Goal
Leave out all pictures. Return exactly the lines from the top of the material through the line containing "ax2 = fig.add_axes([0.565, 0.170, 0.418, 0.788])".
# Start of Source excerpt
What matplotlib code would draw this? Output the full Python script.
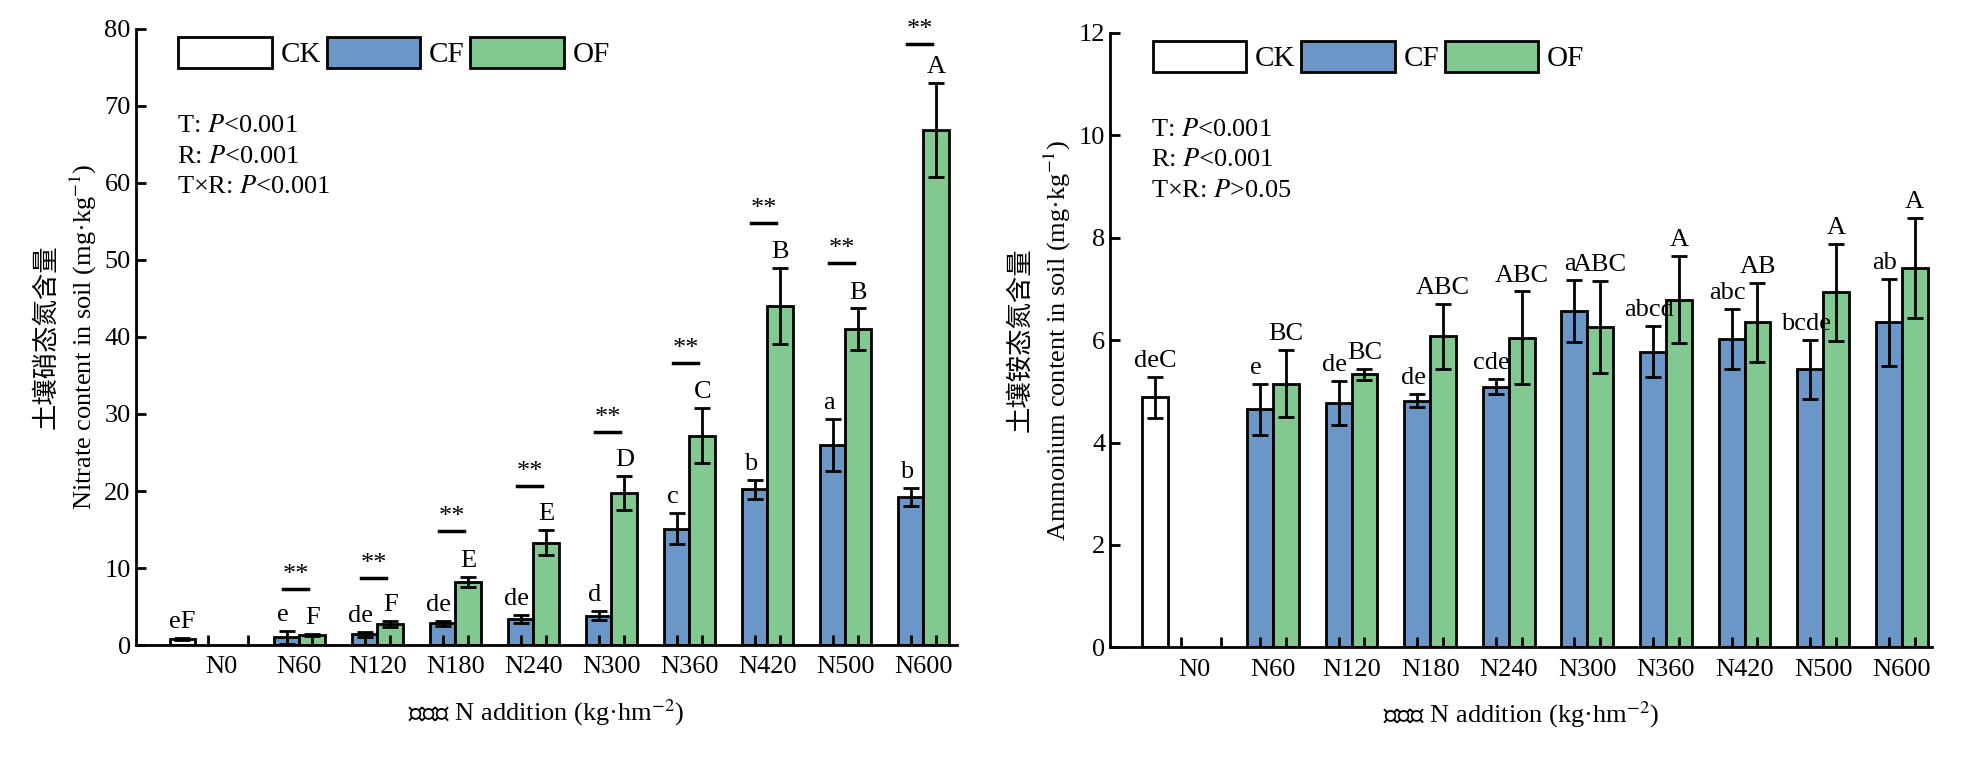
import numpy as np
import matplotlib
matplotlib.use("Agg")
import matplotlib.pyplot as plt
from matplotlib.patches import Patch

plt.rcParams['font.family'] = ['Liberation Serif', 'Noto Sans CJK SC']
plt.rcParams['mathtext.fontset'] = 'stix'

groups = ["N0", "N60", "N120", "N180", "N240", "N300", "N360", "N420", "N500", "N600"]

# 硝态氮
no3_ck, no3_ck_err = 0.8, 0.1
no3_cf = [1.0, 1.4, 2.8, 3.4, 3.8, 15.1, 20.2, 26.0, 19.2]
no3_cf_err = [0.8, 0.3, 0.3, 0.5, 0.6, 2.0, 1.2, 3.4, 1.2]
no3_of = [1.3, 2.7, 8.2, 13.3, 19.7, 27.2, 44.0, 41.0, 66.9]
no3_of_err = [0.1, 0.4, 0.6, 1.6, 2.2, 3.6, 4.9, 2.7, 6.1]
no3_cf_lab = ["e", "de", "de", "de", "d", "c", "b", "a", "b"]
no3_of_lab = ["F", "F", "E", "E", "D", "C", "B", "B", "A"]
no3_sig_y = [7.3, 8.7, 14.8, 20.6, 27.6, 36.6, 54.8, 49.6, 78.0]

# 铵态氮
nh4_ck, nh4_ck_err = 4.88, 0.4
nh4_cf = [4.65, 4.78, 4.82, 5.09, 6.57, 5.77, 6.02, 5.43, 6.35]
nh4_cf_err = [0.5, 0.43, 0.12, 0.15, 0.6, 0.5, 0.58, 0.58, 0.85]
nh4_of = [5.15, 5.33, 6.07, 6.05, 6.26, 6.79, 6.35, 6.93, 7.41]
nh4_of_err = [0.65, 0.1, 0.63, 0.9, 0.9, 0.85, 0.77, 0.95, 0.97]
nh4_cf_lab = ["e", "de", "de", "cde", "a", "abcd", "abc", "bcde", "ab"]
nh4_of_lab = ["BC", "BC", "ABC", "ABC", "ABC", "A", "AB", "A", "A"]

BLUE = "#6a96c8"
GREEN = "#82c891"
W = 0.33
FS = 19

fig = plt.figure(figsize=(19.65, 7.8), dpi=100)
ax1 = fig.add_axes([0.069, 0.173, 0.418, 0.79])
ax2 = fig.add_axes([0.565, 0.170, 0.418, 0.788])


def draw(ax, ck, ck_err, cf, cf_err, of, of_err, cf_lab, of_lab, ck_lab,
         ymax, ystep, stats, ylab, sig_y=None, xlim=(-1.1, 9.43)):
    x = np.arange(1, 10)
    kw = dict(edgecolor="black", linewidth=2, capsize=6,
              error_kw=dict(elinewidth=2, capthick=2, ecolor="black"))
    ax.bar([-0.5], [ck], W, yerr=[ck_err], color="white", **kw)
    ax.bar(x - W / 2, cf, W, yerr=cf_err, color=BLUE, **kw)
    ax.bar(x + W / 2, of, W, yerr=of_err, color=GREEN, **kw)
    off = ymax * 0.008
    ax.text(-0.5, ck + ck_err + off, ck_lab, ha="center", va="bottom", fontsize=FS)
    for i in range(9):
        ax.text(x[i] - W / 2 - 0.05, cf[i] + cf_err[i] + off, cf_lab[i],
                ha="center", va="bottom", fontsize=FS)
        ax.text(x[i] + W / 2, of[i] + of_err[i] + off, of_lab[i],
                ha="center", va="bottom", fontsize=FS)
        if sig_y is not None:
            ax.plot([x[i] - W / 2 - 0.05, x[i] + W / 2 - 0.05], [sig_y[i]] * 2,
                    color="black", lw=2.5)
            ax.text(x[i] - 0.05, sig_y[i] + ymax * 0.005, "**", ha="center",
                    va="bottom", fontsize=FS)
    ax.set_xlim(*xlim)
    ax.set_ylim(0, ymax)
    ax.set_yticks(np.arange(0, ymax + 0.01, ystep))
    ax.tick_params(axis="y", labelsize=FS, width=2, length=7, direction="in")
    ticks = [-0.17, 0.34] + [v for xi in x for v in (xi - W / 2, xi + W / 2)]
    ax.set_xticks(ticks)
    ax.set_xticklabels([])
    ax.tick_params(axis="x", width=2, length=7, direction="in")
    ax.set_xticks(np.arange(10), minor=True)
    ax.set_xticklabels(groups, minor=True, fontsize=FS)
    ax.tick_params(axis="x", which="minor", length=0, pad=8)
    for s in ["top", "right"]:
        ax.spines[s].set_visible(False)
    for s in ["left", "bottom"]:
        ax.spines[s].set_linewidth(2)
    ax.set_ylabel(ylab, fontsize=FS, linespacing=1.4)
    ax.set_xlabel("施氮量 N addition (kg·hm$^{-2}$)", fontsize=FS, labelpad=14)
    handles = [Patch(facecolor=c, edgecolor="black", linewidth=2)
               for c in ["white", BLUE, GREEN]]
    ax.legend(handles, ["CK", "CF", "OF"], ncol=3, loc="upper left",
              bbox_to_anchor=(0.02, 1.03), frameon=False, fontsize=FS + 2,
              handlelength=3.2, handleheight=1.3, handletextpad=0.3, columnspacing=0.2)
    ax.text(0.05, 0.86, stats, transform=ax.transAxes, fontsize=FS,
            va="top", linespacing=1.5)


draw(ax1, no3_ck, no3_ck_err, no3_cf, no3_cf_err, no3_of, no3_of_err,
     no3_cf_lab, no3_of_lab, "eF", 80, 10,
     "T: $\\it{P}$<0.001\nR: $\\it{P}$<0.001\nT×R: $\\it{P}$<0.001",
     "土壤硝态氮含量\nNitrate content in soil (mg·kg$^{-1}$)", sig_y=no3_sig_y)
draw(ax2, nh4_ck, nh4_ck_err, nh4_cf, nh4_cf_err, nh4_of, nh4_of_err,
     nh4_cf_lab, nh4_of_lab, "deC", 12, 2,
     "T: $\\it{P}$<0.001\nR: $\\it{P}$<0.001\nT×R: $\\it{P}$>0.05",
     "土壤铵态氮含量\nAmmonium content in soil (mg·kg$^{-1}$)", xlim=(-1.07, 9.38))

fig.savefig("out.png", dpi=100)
# End of Source excerpt
Reply
What matplotlib code would draw this? Output the full Python script.
import numpy as np
import matplotlib
matplotlib.use("Agg")
import matplotlib.pyplot as plt
from matplotlib.patches import Patch

plt.rcParams['font.family'] = ['Liberation Serif', 'Noto Sans CJK SC']
plt.rcParams['mathtext.fontset'] = 'stix'

groups = ["N0", "N60", "N120", "N180", "N240", "N300", "N360", "N420", "N500", "N600"]

# 硝态氮
no3_ck, no3_ck_err = 0.8, 0.1
no3_cf = [1.0, 1.4, 2.8, 3.4, 3.8, 15.1, 20.2, 26.0, 19.2]
no3_cf_err = [0.8, 0.3, 0.3, 0.5, 0.6, 2.0, 1.2, 3.4, 1.2]
no3_of = [1.3, 2.7, 8.2, 13.3, 19.7, 27.2, 44.0, 41.0, 66.9]
no3_of_err = [0.1, 0.4, 0.6, 1.6, 2.2, 3.6, 4.9, 2.7, 6.1]
no3_cf_lab = ["e", "de", "de", "de", "d", "c", "b", "a", "b"]
no3_of_lab = ["F", "F", "E", "E", "D", "C", "B", "B", "A"]
no3_sig_y = [7.3, 8.7, 14.8, 20.6, 27.6, 36.6, 54.8, 49.6, 78.0]

# 铵态氮
nh4_ck, nh4_ck_err = 4.88, 0.4
nh4_cf = [4.65, 4.78, 4.82, 5.09, 6.57, 5.77, 6.02, 5.43, 6.35]
nh4_cf_err = [0.5, 0.43, 0.12, 0.15, 0.6, 0.5, 0.58, 0.58, 0.85]
nh4_of = [5.15, 5.33, 6.07, 6.05, 6.26, 6.79, 6.35, 6.93, 7.41]
nh4_of_err = [0.65, 0.1, 0.63, 0.9, 0.9, 0.85, 0.77, 0.95, 0.97]
nh4_cf_lab = ["e", "de", "de", "cde", "a", "abcd", "abc", "bcde", "ab"]
nh4_of_lab = ["BC", "BC", "ABC", "ABC", "ABC", "A", "AB", "A", "A"]

BLUE = "#6a96c8"
GREEN = "#82c891"
W = 0.33
FS = 19

fig = plt.figure(figsize=(19.65, 7.8), dpi=100)
ax1 = fig.add_axes([0.069, 0.173, 0.418, 0.79])
ax2 = fig.add_axes([0.565, 0.170, 0.418, 0.788])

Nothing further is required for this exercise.